Rows from a dataset:
— begin —
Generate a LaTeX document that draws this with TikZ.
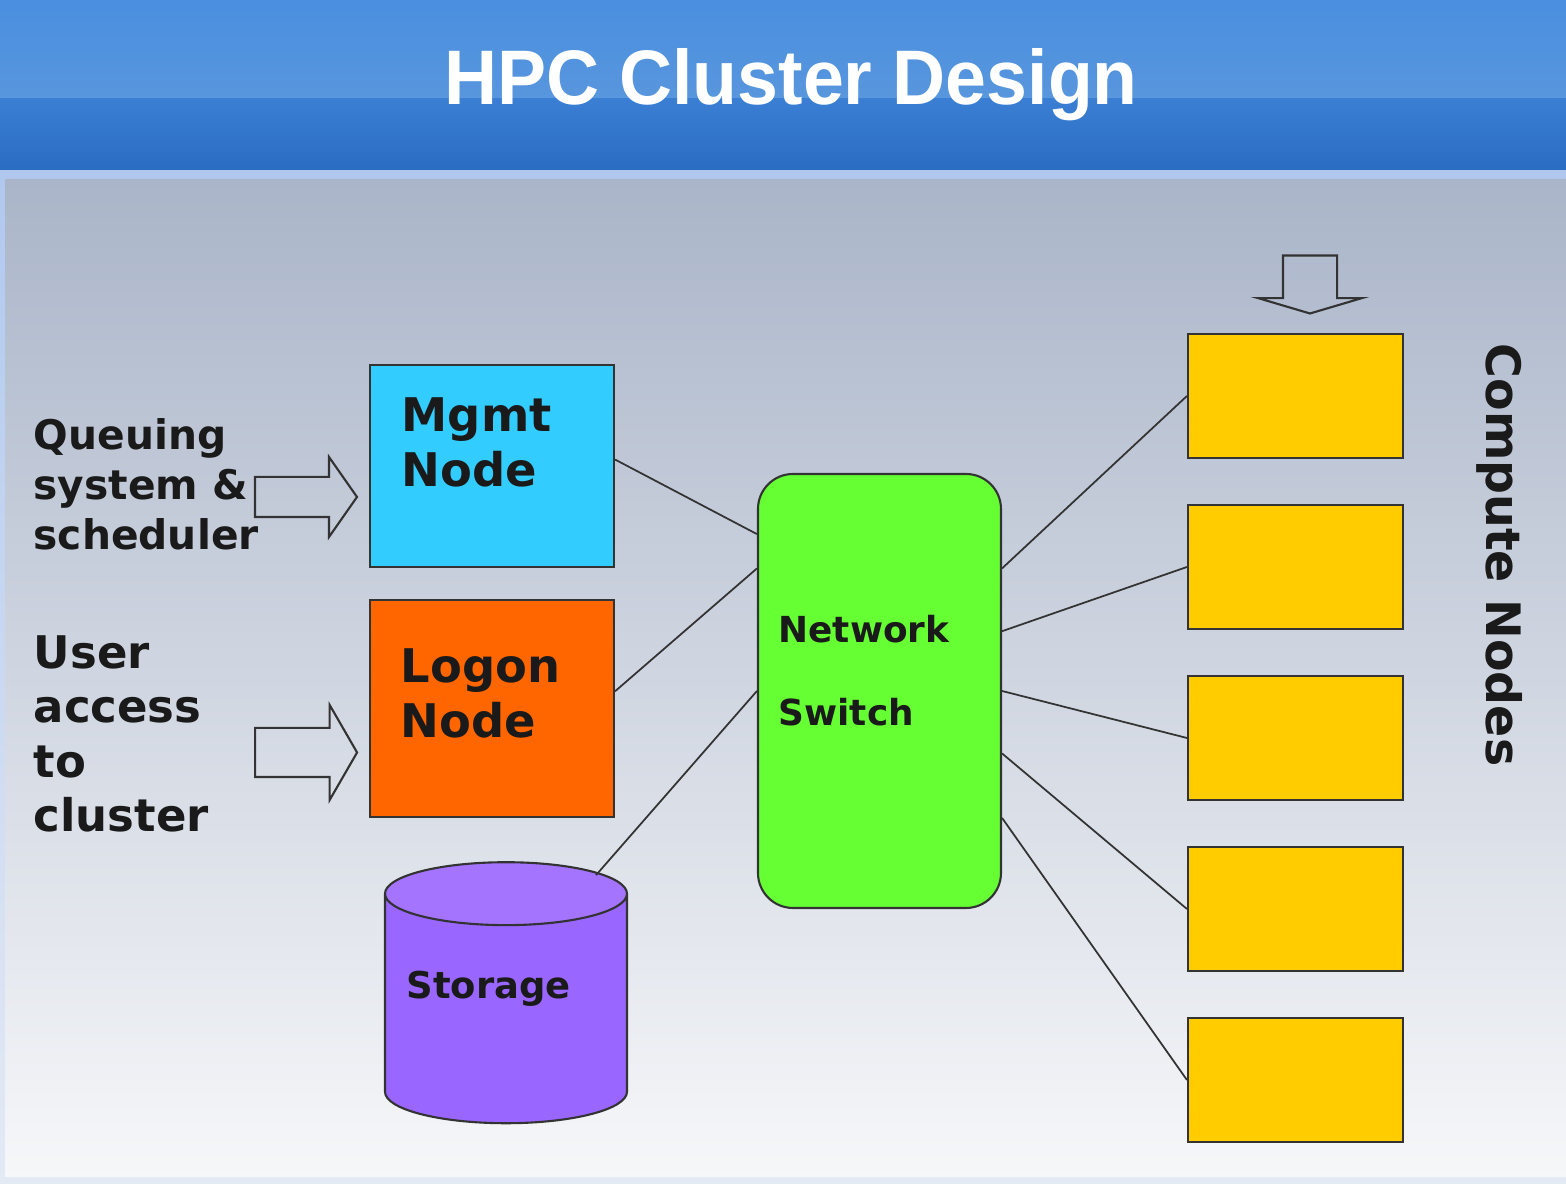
\documentclass[tikz,border=0pt]{standalone}
\usepackage{fontspec}
\setmainfont{DejaVu Sans}
\newfontfamily\titlefont{Liberation Sans}
\usetikzlibrary{positioning, shapes.geometric, shapes.arrows, calc}

\definecolor{barlighttop}{HTML}{4A8FE0}
\definecolor{barlightbottom}{HTML}{5896DD}
\definecolor{bardarktop}{HTML}{3A7FD4}
\definecolor{bardarkbottom}{HTML}{2A6CC2}
\definecolor{framelight}{HTML}{B0C8EE}
\definecolor{framepale}{HTML}{E4EAF4}
\definecolor{bodytop}{HTML}{AAB5C9}
\definecolor{bodybottom}{HTML}{F6F7F9}
\definecolor{edgegray}{HTML}{333333}
\definecolor{inkgray}{HTML}{1A1A1A}
\definecolor{mgmtblue}{HTML}{33CCFF}
\definecolor{logonorange}{HTML}{FF6600}
\definecolor{storagepurple}{HTML}{9966FF}
\definecolor{storagetop}{HTML}{A574FF}
\definecolor{switchgreen}{HTML}{66FF33}
\definecolor{computeyellow}{HTML}{FFCC00}

\begin{document}
\begin{tikzpicture}[
    box/.style={draw=edgegray, line width=0.6pt, minimum width=2.44cm},
    compute/.style={box, fill=computeyellow, minimum width=2.15cm, minimum height=1.24cm},
    txt/.style={inner sep=0pt, align=left, text=inkgray},
    inarrow/.style={single arrow, draw=edgegray, line width=0.6pt, inner xsep=0pt},
    link/.style={draw=edgegray, line width=0.5pt}
  ]
    % background and title bar
    \useasboundingbox (0,0) rectangle (15.66,11.84);
    \fill[top color=framelight, bottom color=framepale] (0,0) rectangle (15.66,10.14);
    \fill[top color=bodytop, bottom color=bodybottom] (0.05,0.07) rectangle (15.66,10.04);
    \fill[top color=bardarktop, bottom color=bardarkbottom] (0,10.14) rectangle (15.66,10.86);
    \fill[top color=barlighttop, bottom color=barlightbottom] (0,10.86) rectangle (15.66,11.84);
    \node[font=\titlefont\bfseries\fontsize{22}{26}\selectfont, text=white, xscale=0.95, anchor=base] (title) at (7.91,10.79) {HPC Cluster Design};

    % machines
    \node[box, fill=mgmtblue, minimum height=2.02cm] (mgmt) at (4.92,7.18) {};
    \node[box, fill=logonorange, minimum height=2.17cm, below=0.31cm of mgmt] (logon) {};
    \node[cylinder, shape border rotate=90, aspect=0.26, draw=edgegray, line width=0.6pt,
      cylinder uses custom fill, cylinder body fill=storagepurple, cylinder end fill=storagetop,
      text width=2.42cm, inner sep=0pt, minimum width=2.42cm, minimum height=2.61cm] (storage) at (5.06,1.75) {};
    \node[box, rounded corners=0.35cm, fill=switchgreen, minimum width=2.43cm, minimum height=4.34cm] (switch) at (8.795,4.93) {};
    \foreach \i in {1,...,5}
      \node[compute] (cn\i) at (12.955,9.59-1.71*\i) {};

    % texts
    \node[txt, font=\bfseries\fontsize{13.2}{15.6}\selectfont, below right=0.33cm and 0.32cm of mgmt.north west] (mgmttxt) {Mgmt\\Node};
    \node[txt, font=\bfseries\fontsize{13.2}{15.6}\selectfont, below right=0.49cm and 0.31cm of logon.north west] (logontxt) {Logon\\Node};
    \node[txt, font=\bfseries\fontsize{10.2}{23.5}\selectfont, below right=1.42cm and 0.21cm of switch.north west] (switchtxt) {Network\\Switch};
    \node[txt, font=\bfseries\fontsize{10.5}{12}\selectfont, right=0.22cm of storage.west, yshift=0.2cm] (storagetxt) {Storage};
    \node[txt, font=\bfseries\fontsize{11.6}{14.2}\selectfont, anchor=north west] (queuetxt) at (0.33,7.66) {Queuing\\system \&\\scheduler};
    \node[txt, font=\bfseries\fontsize{12.8}{15.5}\selectfont, anchor=north west] (usertxt) at (0.33,5.49) {User\\access\\to\\cluster};
    \node[txt, font=\bfseries\fontsize{13.5}{16}\selectfont, rotate=-90] (computetxt) at (15.0,6.29) {Compute Nodes};

    % block arrows
    \node[inarrow, inner ysep=0.19cm, minimum height=1.02cm, single arrow head extend=0.2cm, single arrow tip angle=110] (qarrow) at (2.99,6.87) {};
    \node[inarrow, inner ysep=0.235cm, minimum height=1.02cm, single arrow head extend=0.23cm, single arrow tip angle=120] (uarrow) at (2.99,4.315) {};
    \node[inarrow, rotate=-90, inner ysep=0.26cm, minimum height=0.58cm, single arrow head extend=0.25cm, single arrow tip angle=147] (darrow) at (13.10,9.035) {};

    % links
    \draw[link] (mgmt.3) -- (switch.128);
    \draw[link] (logon.8) -- (switch.135);
    \draw[link] ($(storage.north)+(0.9,-0.14)$) -- (switch.west);
    \foreach \i/\a in {1/45, 2/26, 3/0, 4/-27, 5/-46}
      \draw[link] (switch.\a) -- (cn\i.west);
\end{tikzpicture}
\end{document}
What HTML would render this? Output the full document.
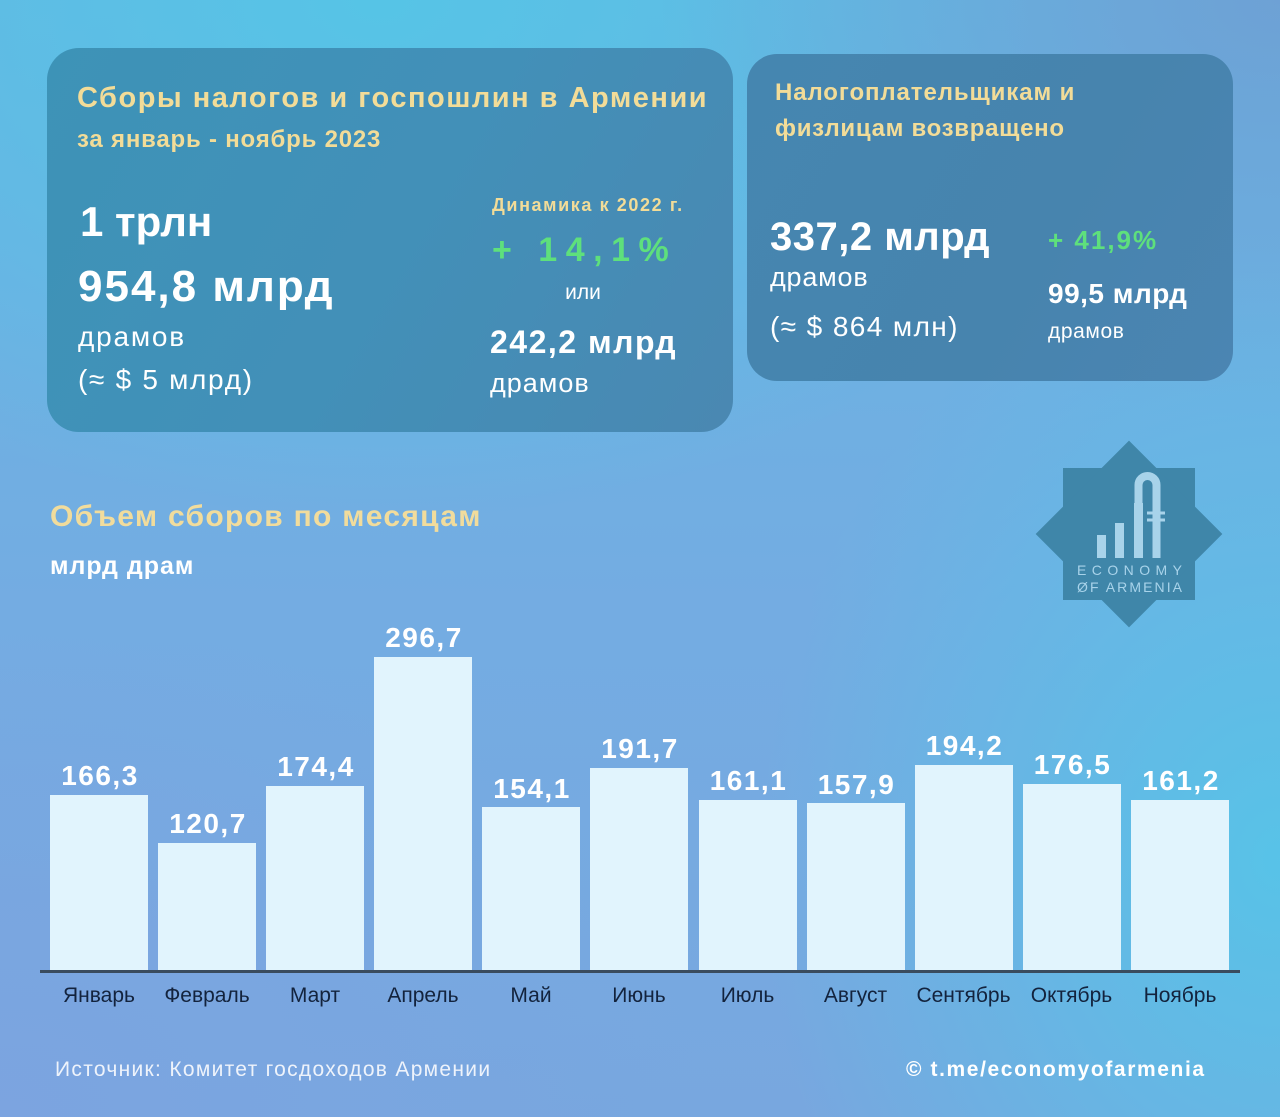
— end —
== EXERCISE DETAILS ==
Extract all lines containing the word "this".

== PROBLEM SOLUTION ==
Generate a LaTeX document that draws this with TikZ.
What HTML would render this? Output the full document.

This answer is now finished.